◆ SOURCE MATERIAL ◆
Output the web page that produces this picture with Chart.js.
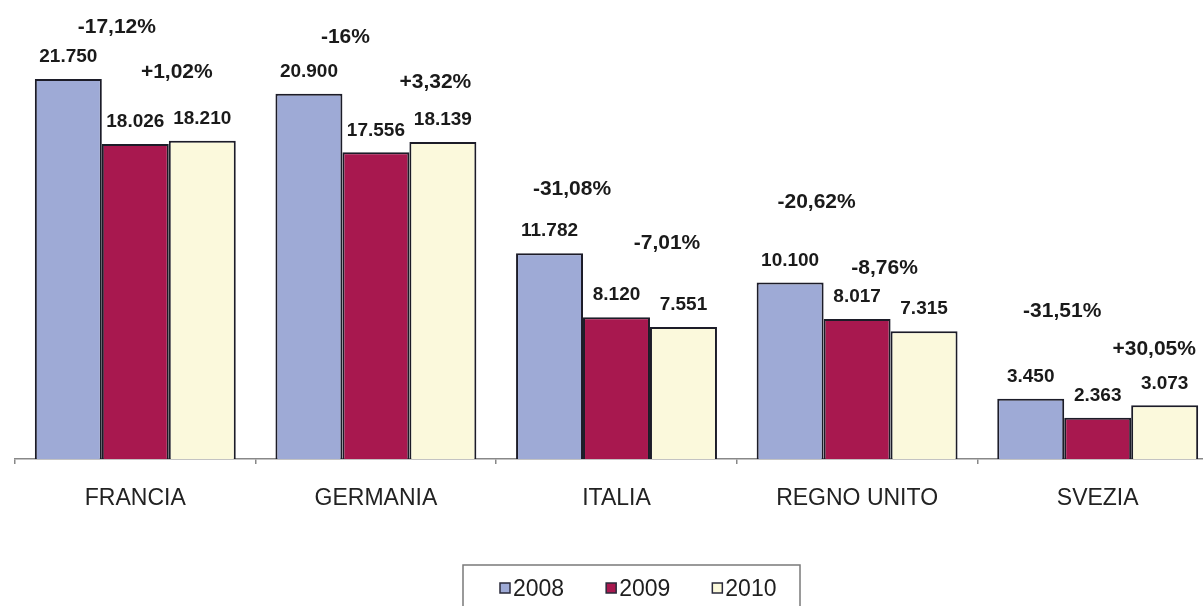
<!DOCTYPE html>
<html>
<head>
<meta charset="utf-8">
<script src="https://cdn.jsdelivr.net/npm/chart.js@4.4.0/dist/chart.umd.min.js"></script>
<style>
  html, body { margin: 0; padding: 0; background: #fff; overflow: hidden; }
  #wrap { width: 1220px; height: 606px; }
</style>
</head>
<body>
<div id="wrap"><canvas id="grafico" width="1220" height="606"></canvas></div>
<script>
var categorie = ['FRANCIA', 'GERMANIA', 'ITALIA', 'REGNO UNITO', 'SVEZIA'];
var anni = ['2008', '2009', '2010'];
var valori2008 = [21750, 20900, 11782, 10100, 3450];
var valori2009 = [18026, 17556, 8120, 8017, 2363];
var valori2010 = [18210, 18139, 7551, 7315, 3073];
// variazioni percentuali 2008->2009 e 2009->2010
var var0809 = ['-17,12%', '-16%', '-31,08%', '-20,62%', '-31,51%'];
var var0910 = ['+1,02%', '+3,32%', '-7,01%', '-8,76%', '+30,05%'];

var colori = ['#9eaad6', '#a8184f', '#fbf9dc'];
var font = '"Liberation Sans", Arial, sans-serif';

// spostamenti delle etichette % (dx, dy) rispetto alle barre
var spost0809 = [[15,-52],[3,-57],[-11,-64],[-7,-80],[-2,-88]];
var spost0910 = [[8,-69],[26,-60],[17,-74],[-6,-51],[23,-56]];

function formatta(v){
  return String(v).replace(/\B(?=(\d{3})+(?!\d))/g, '.');
}

var etichette = {
  id: 'etichette',
  afterDatasetsDraw: function(chart){
    var ctx = chart.ctx;
    ctx.save();
    ctx.fillStyle = '#1a1a1a';
    ctx.textAlign = 'center';
    ctx.textBaseline = 'middle';
    ctx.font = 'bold 19px ' + font;
    chart.data.datasets.forEach(function(ds, i){
      chart.getDatasetMeta(i).data.forEach(function(bar, j){
        ctx.fillText(formatta(ds.data[j]), bar.x, bar.y - 22);
      });
    });
    ctx.font = 'bold 21px ' + font;
    var m0 = chart.getDatasetMeta(0).data;
    var m1 = chart.getDatasetMeta(1).data;
    var m2 = chart.getDatasetMeta(2).data;
    for (var j = 0; j < categorie.length; j++){
      ctx.fillText(var0809[j], (m0[j].x + m1[j].x)/2 + spost0809[j][0], Math.min(m0[j].y, m1[j].y) + spost0809[j][1]);
      ctx.fillText(var0910[j], (m1[j].x + m2[j].x)/2 + spost0910[j][0], Math.min(m1[j].y, m2[j].y) + spost0910[j][1]);
    }
    ctx.restore();
  }
};

// legenda con cornice, disegnata a mano
var legenda = {
  id: 'legenda',
  afterDraw: function(chart){
    var ctx = chart.ctx;
    ctx.save();
    ctx.strokeStyle = '#7a7a7a';
    ctx.lineWidth = 1.5;
    ctx.strokeRect(463, 565, 337, 60);
    ctx.font = '23px ' + font;
    ctx.textBaseline = 'middle';
    ctx.textAlign = 'left';
    var x = 500;
    chart.data.datasets.forEach(function(ds){
      ctx.fillStyle = ds.backgroundColor;
      ctx.fillRect(x, 583, 10, 10);
      ctx.strokeStyle = '#2a2a3a';
      ctx.lineWidth = 1.5;
      ctx.strokeRect(x, 583, 10, 10);
      ctx.fillStyle = '#1e1e1e';
      ctx.fillText(ds.label, x + 13, 590);
      x += 13 + ctx.measureText(ds.label).width + 42;
    });
    ctx.restore();
  }
};

var qid = document.getElementById('grafico');
var myChart = new Chart(qid, {
  type: 'bar',
  data: {
    labels: categorie,
    datasets: [
      { label: anni[0], data: valori2008, backgroundColor: colori[0] },
      { label: anni[1], data: valori2009, backgroundColor: colori[1] },
      { label: anni[2], data: valori2010, backgroundColor: colori[2] }
    ]
  },
  options: {
    responsive: false,
    animation: false,
    datasets: {
      bar: {
        categoryPercentage: 0.835,
        barPercentage: 1.0,
        borderColor: '#1c1c28',
        borderWidth: 2
      }
    },
    layout: { padding: { left: 15, right: 2, top: 19, bottom: 0 } },
    plugins: {
      legend: { display: false },
      tooltip: { enabled: false }
    },
    scales: {
      x: {
        grid: { offset: true, drawOnChartArea: false, tickLength: 5, color: '#888', lineWidth: 1.5 },
        border: { color: '#888', width: 1.5 },
        ticks: { color: '#222', font: { family: font, size: 23 }, padding: 21 },
        afterFit: function(s){ s.height = 147; }
      },
      y: { display: false, min: 0, max: 25184 }
    }
  },
  plugins: [etichette, legenda]
});
</script>
</body>
</html>
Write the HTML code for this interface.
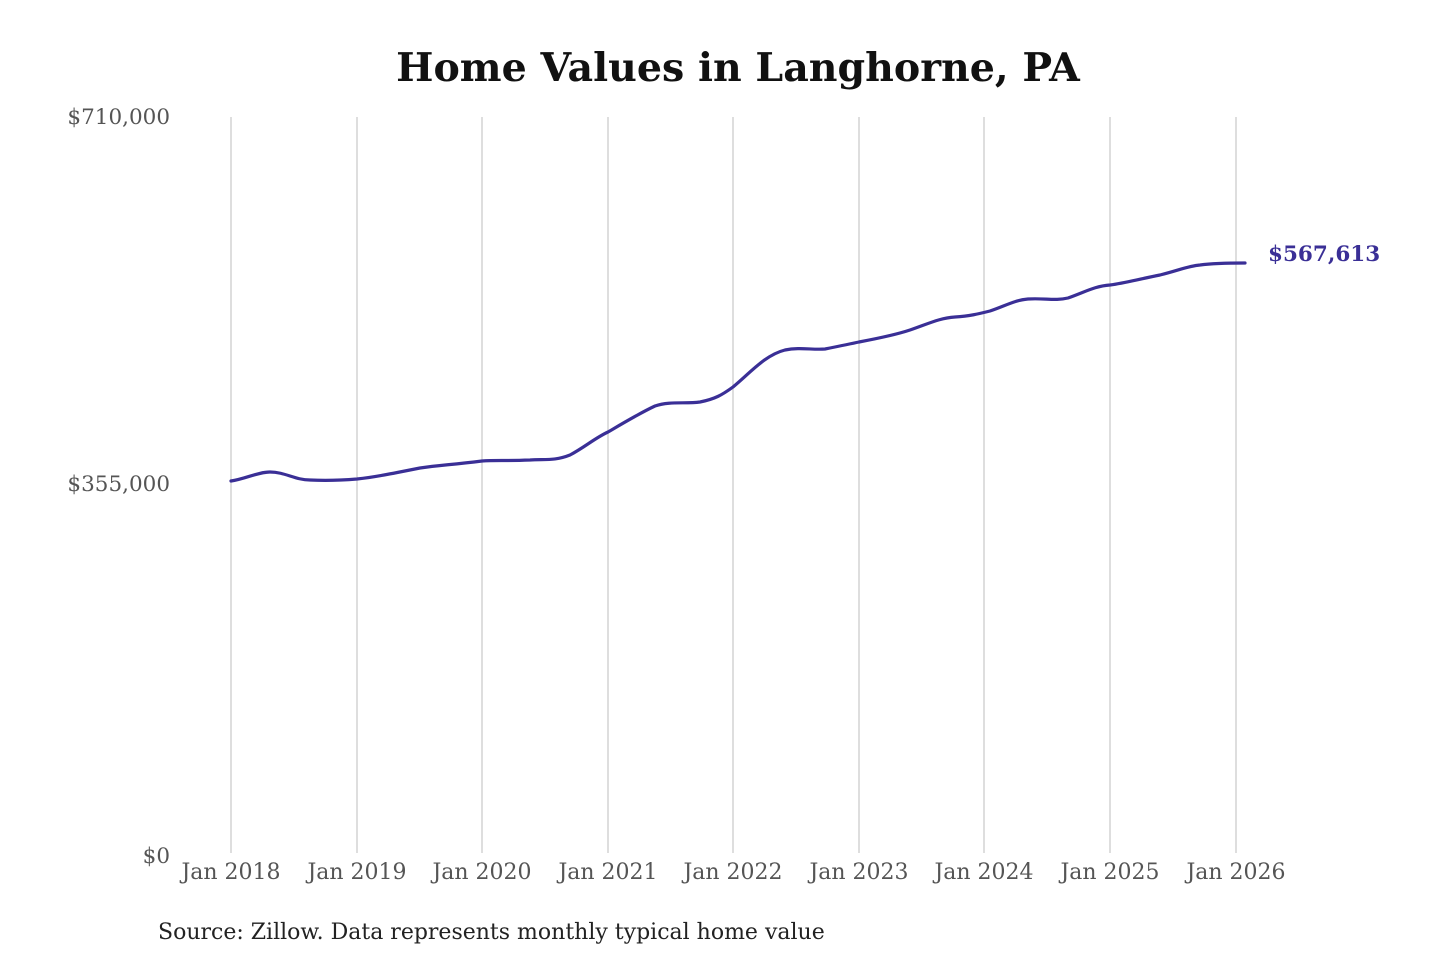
<!DOCTYPE html>
<html><head><style>
html,body{margin:0;padding:0;background:#fff;width:1440px;height:960px;overflow:hidden}
svg text{font-family:"DejaVu Serif","Liberation Serif",serif}
</style></head><body>
<svg width="1440" height="960" viewBox="0 0 1440 960" xmlns="http://www.w3.org/2000/svg">
<text x="738" y="81" text-anchor="middle" font-size="39.5" font-weight="bold" fill="#111">Home Values in Langhorne, PA</text>
<g stroke="#c8c8c8" stroke-width="1.2">
<line x1="231" y1="117" x2="231" y2="853"/><line x1="357" y1="117" x2="357" y2="853"/>
<line x1="482" y1="117" x2="482" y2="853"/><line x1="608" y1="117" x2="608" y2="853"/>
<line x1="733" y1="117" x2="733" y2="853"/><line x1="859" y1="117" x2="859" y2="853"/>
<line x1="984" y1="117" x2="984" y2="853"/><line x1="1110" y1="117" x2="1110" y2="853"/>
<line x1="1236" y1="117" x2="1236" y2="853"/>
</g>
<g font-size="21.5" fill="#555" text-anchor="end">
<text x="170" y="124">$710,000</text>
<text x="170" y="491">$355,000</text>
<text x="170" y="863">$0</text>
</g>
<g font-size="22" fill="#555" text-anchor="middle">
<text x="231" y="879">Jan 2018</text><text x="357" y="879">Jan 2019</text>
<text x="482" y="879">Jan 2020</text><text x="608" y="879">Jan 2021</text>
<text x="733" y="879">Jan 2022</text><text x="859" y="879">Jan 2023</text>
<text x="984" y="879">Jan 2024</text><text x="1110" y="879">Jan 2025</text>
<text x="1236" y="879">Jan 2026</text>
</g>
<path fill="none" stroke="#3a2f96" stroke-width="3.2" stroke-linejoin="round" stroke-linecap="round"
d="M231,481 C245,479 258,472 270,472 C285,472 295,480 310,480 C330,481 345,480 357,479 C375,477 390,474 420,468 C440,465 450,465 482,461 C495,460 505,461 530,460 C545,459 555,461 570,455 C585,447 595,438 608,432 C625,422 640,413 655,406 C670,401 685,404 700,402 C715,399 722,395 733,387 C750,373 765,355 785,350 C800,347 812,350 825,349 C840,346 850,344 859,342 C875,339 895,335 910,330 C930,323 940,318 955,317 C970,316 978,314 990,311 C1005,306 1015,300 1028,299 C1045,298 1055,301 1068,298 C1085,292 1095,286 1110,285 C1125,283 1135,280 1160,275 C1180,270 1188,266 1200,265 C1215,263 1230,263 1245,263"/>
<text x="1268" y="261" font-size="21.5" font-weight="bold" fill="#3a2f96">$567,613</text>
<text x="158" y="939" font-size="22" fill="#222">Source: Zillow. Data represents monthly typical home value</text>
</svg>
</body></html>
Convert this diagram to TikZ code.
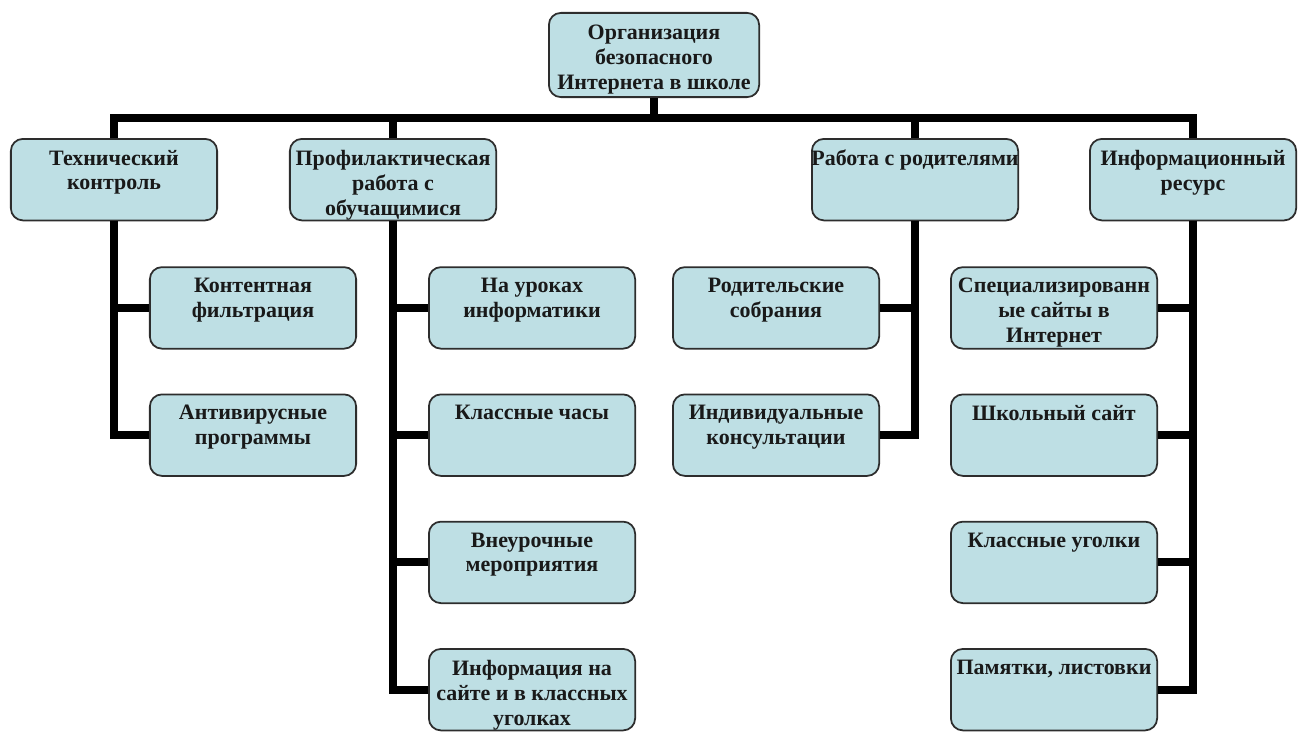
\documentclass[tikz,border=0pt]{standalone}
\usepackage{fontspec}
\setmainfont{Liberation Serif}
\usetikzlibrary{positioning}
\definecolor{boxfill}{RGB}{190,223,228}
\definecolor{boxline}{RGB}{45,45,45}
\newcommand{\boxtext}[1]{\parbox[t][1.19cm][t]{4.1cm}{\centering #1}}

\begin{document}
\begin{tikzpicture}[box/.style={rectangle, draw=boxline, line width=1pt, rounded corners=0.24cm, fill=boxfill, inner xsep=0pt, inner ysep=0.22cm, minimum width=4.125cm, minimum height=1.63cm, font=\bfseries\fontsize{12.5}{14.2}\selectfont, text=black!90}, bus/.style={line width=4.5pt, line join=miter}, node distance=0.88cm]

\useasboundingbox (0,0) rectangle (26.06,-14.72);

% Root
\node[box, minimum width=4.205cm, minimum height=1.685cm] (root) at (13.08,-1.1) {\boxtext{Организация\\безопасного\\Интернета в школе}};

% Main branches
\node[box, below=0.8cm of root, xshift=-10.8cm] (tech) {\boxtext{Технический\\контроль}};
\node[box, below=0.8cm of root, xshift=-5.22cm] (prof) {\boxtext{Профилактическая\\работа с\\обучащимися}};
\node[box, below=0.8cm of root, xshift=5.22cm] (par) {\boxtext{\makebox[4.1cm]{Работа с родителями}}};
\node[box, below=0.8cm of root, xshift=10.78cm] (info) {\boxtext{Информационный\\ресурс}};

% Technical control
\node[box, below=0.9cm of tech, xshift=2.78cm] (tech1) {\boxtext{Контентная\\фильтрация}};
\node[box, below=of tech1] (tech2) {\boxtext{Антивирусные\\программы}};

% Prevention work
\node[box, below=0.9cm of prof, xshift=2.78cm] (prof1) {\boxtext{На уроках\\информатики}};
\node[box, below=of prof1] (prof2) {\boxtext{Классные часы}};
\node[box, below=of prof2] (prof3) {\boxtext{Внеурочные\\мероприятия}};
\node[box, below=of prof3] (prof4) {\boxtext{Информация на\\сайте и в классных\\уголках}};

% Parents
\node[box, below=0.9cm of par, xshift=-2.78cm] (par1) {\boxtext{Родительские\\собрания}};
\node[box, below=of par1] (par2) {\boxtext{Индивидуальные\\консультации}};

% Information resource
\node[box, below=0.9cm of info, xshift=-2.78cm] (info1) {\boxtext{Специализированн\\ые сайты в\\Интернет}};
\node[box, below=of info1] (info2) {\boxtext{Школьный сайт}};
\node[box, below=of info2] (info3) {\boxtext{Классные уголки}};
\node[box, below=of info3] (info4) {\boxtext{Памятки, листовки}};

% Top bus
\coordinate (hub) at ([yshift=-0.4cm]root.south);
\draw[bus] (root.south) -- (hub);
\draw[bus] (tech.north) |- (hub) -| (info.north);
\draw[bus] (prof.north) -- (prof.north |- hub);
\draw[bus] (par.north) -- (par.north |- hub);

% Branch buses
\draw[bus] (tech.south) |- (tech2.west);
\draw[bus] (tech.south |- tech1.west) -- (tech1.west);

\draw[bus] (prof.south) |- (prof4.west);
\foreach \k in {1,2,3}
  \draw[bus] (prof.south |- prof\k.west) -- (prof\k.west);

\draw[bus] (par.south) |- (par2.east);
\draw[bus] (par.south |- par1.east) -- (par1.east);

\draw[bus] (info.south) |- (info4.east);
\foreach \k in {1,2,3}
  \draw[bus] (info.south |- info\k.east) -- (info\k.east);

\end{tikzpicture}
\end{document}
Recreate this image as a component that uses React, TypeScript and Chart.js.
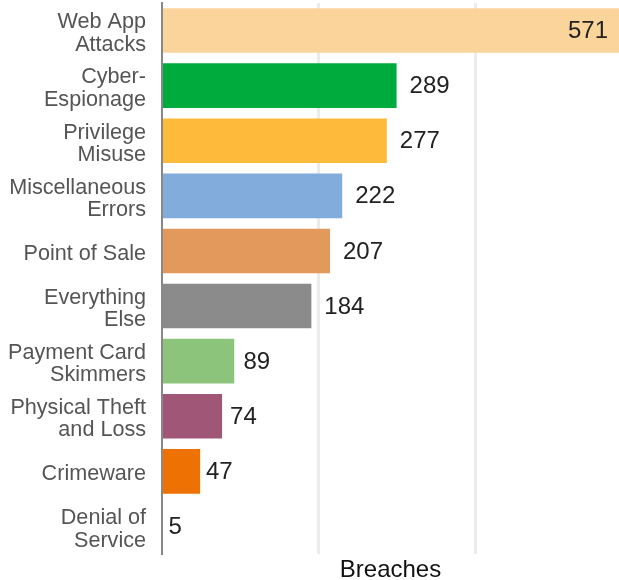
import React, { useEffect, useRef } from "react";
import { Chart, registerables } from "chart.js";

Chart.register(...registerables);

const categories: string[][] = [
  ["Web App", "Attacks"],
  ["Cyber-", "Espionage"],
  ["Privilege", "Misuse"],
  ["Miscellaneous", "Errors"],
  ["Point of Sale"],
  ["Everything", "Else"],
  ["Payment Card", "Skimmers"],
  ["Physical Theft", "and Loss"],
  ["Crimeware"],
  ["Denial of", "Service"],
];

const breaches: number[] = [571, 289, 277, 222, 207, 184, 89, 74, 47, 5];

const barColors: string[] = [
  "#fbd49b",
  "#00ab3e",
  "#febb3b",
  "#82acdc",
  "#e4995c",
  "#8b8b8b",
  "#8dc47b",
  "#a05677",
  "#ee7103",
  "#ffffff",
];

const axisTitle = "Breaches";
const xMax = 563;
const gridValues: number[] = [193, 386];

const FONT = "'Liberation Sans', Arial, Helvetica, sans-serif";

const valueLabels = {
  id: "valueLabels",
  afterDatasetsDraw(chart: any) {
    const { ctx, chartArea } = chart;
    const meta = chart.getDatasetMeta(0);
    const data = chart.data.datasets[0].data as number[];
    const maxVal = Math.max(...data);
    ctx.save();
    ctx.font = `24px ${FONT}`;
    ctx.fillStyle = "#222222";
    ctx.textBaseline = "middle";
    meta.data.forEach((bar: any, i: number) => {
      const v = data[i];
      const end = Math.min(bar.x, chartArea.right);
      if (v === maxVal) {
        ctx.textAlign = "right";
        ctx.fillText(String(v), end - 11, bar.y + 1);
      } else {
        const width = end - chartArea.left;
        const gap = Math.min(13, 2 + width * 0.1);
        ctx.textAlign = "left";
        ctx.fillText(String(v), end + gap, bar.y + 1);
      }
    });
    ctx.restore();
  },
};

export default function App() {
  const canvasRef = useRef<HTMLCanvasElement | null>(null);

  useEffect(() => {
    const canvas = canvasRef.current;
    if (!canvas) return;
    const chart = new Chart(canvas, {
      type: "bar",
      data: {
        labels: categories,
        datasets: [
          {
            data: breaches,
            backgroundColor: barColors,
            borderWidth: 0,
            barPercentage: 0.81,
            categoryPercentage: 1,
          },
        ],
      },
      options: {
        indexAxis: "y",
        responsive: false,
        animation: false,
        layout: { padding: { top: 3, right: 0, left: 0, bottom: 0 } },
        plugins: {
          legend: { display: false },
          tooltip: { enabled: false },
        },
        scales: {
          x: {
            min: 0,
            max: xMax,
            ticks: { display: false },
            afterBuildTicks(scale: any) {
              scale.ticks = gridValues.map((v) => ({ value: v }));
            },
            grid: {
              color: "#ebebeb",
              lineWidth: 3,
              drawTicks: false,
            },
            border: { display: false },
            title: {
              display: true,
              text: axisTitle,
              color: "#111111",
              font: { family: FONT, size: 24, lineHeight: 1 },
              padding: { top: 0, bottom: -2 },
            },
            afterFit(scale: any) {
              scale.height = 26;
              scale.paddingLeft = 0;
              scale.paddingRight = 0;
            },
          },
          y: {
            grid: { display: false, drawTicks: false },
            border: { display: true, color: "#888888", width: 2, z: 1 },
            ticks: {
              color: "#555555",
              padding: 16,
              labelOffset: 3,
              font: { family: FONT, size: 21.6, lineHeight: 1.03 },
            },
            afterFit(scale: any) {
              scale.width = 162;
              scale.paddingTop = 0;
              scale.paddingBottom = 0;
            },
          },
        },
      },
      plugins: [valueLabels],
    });
    return () => chart.destroy();
  }, []);

  return (
    <div style={{ position: "fixed", left: 0, top: 0, width: 619, height: 580, background: "#ffffff" }}>
      <canvas ref={canvasRef} width={619} height={580} style={{ display: "block", width: 619, height: 580 }} />
    </div>
  );
}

◆ INSTRUCTIONS FOR THE TASK ◆
Start with the line that includes "Convert this diagram to TikZ code." and finish with the line that includes "minimum width=4.205cm, minimum": reproduce those lines exactly, nothing before or after, and omit any pictures.

◆ RESPONSE ◆
Convert this diagram to TikZ code.
\documentclass[tikz,border=0pt]{standalone}
\usepackage{fontspec}
\setmainfont{Liberation Serif}
\usetikzlibrary{positioning}
\definecolor{boxfill}{RGB}{190,223,228}
\definecolor{boxline}{RGB}{45,45,45}
\newcommand{\boxtext}[1]{\parbox[t][1.19cm][t]{4.1cm}{\centering #1}}

\begin{document}
\begin{tikzpicture}[box/.style={rectangle, draw=boxline, line width=1pt, rounded corners=0.24cm, fill=boxfill, inner xsep=0pt, inner ysep=0.22cm, minimum width=4.125cm, minimum height=1.63cm, font=\bfseries\fontsize{12.5}{14.2}\selectfont, text=black!90}, bus/.style={line width=4.5pt, line join=miter}, node distance=0.88cm]

\useasboundingbox (0,0) rectangle (26.06,-14.72);

% Root
\node[box, minimum width=4.205cm, minimum height=1.685cm] (root) at (13.08,-1.1) {\boxtext{Организация\\безопасного\\Интернета в школе}};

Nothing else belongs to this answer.